目录
算法背景
有很多关于回文的算法,其中最有名的当属Manacher的算法,它可以在一个字符串中以O(N)的时间复杂度,找到最长的回文. 所谓的回文字符串,就是如果向前和向后读一个字符串可以读出相同的字符串,比如xax,babab,oogelegoo. 一个字符串bxax中的最长回文为xax,它的长度为3. cxaxebababfgoogelegood中最长的回文为oogelegoo,其长度为9.

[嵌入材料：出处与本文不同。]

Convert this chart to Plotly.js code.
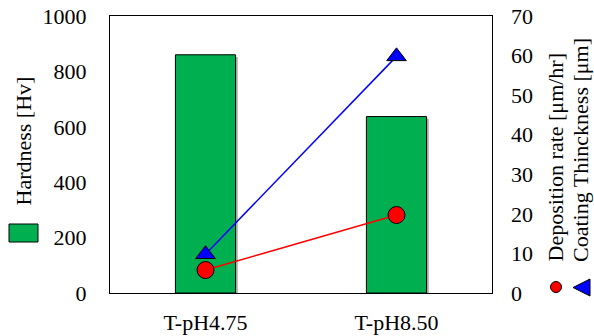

在一个字符串中找到最长的回文当前最有名的应该是Manacher的算法,它的时间和空间复杂度都是N。在这里我要和大家介绍各种回文的算法,还有一种和Manacher算法在时间和空间复杂度上相同,在结构上更好,适用性更广泛的算法。这个算法最早是我在hackerrank上刷题时想出来的,当时仅仅用了4,5个小时的时间. 现在普遍的叫法Palindromic Tree, 有俄罗斯的学者Mikhail Ruinchik在2014年8月份的时候展示了这个算法,在第二年同月以EERTREE:An Efficient Data Structure for Processing Palindromes in String,这个篇名发布了这个算法的论文。从他的论文中发现他也是参考了在一些名为“回文树”的IT博文,链接地址为:
http://adilet.org/blog/25-09-14/。 从Manacher在1975发明了这个算法到2014年出现了palindromic Tree这个算法,差不多用了40年时间。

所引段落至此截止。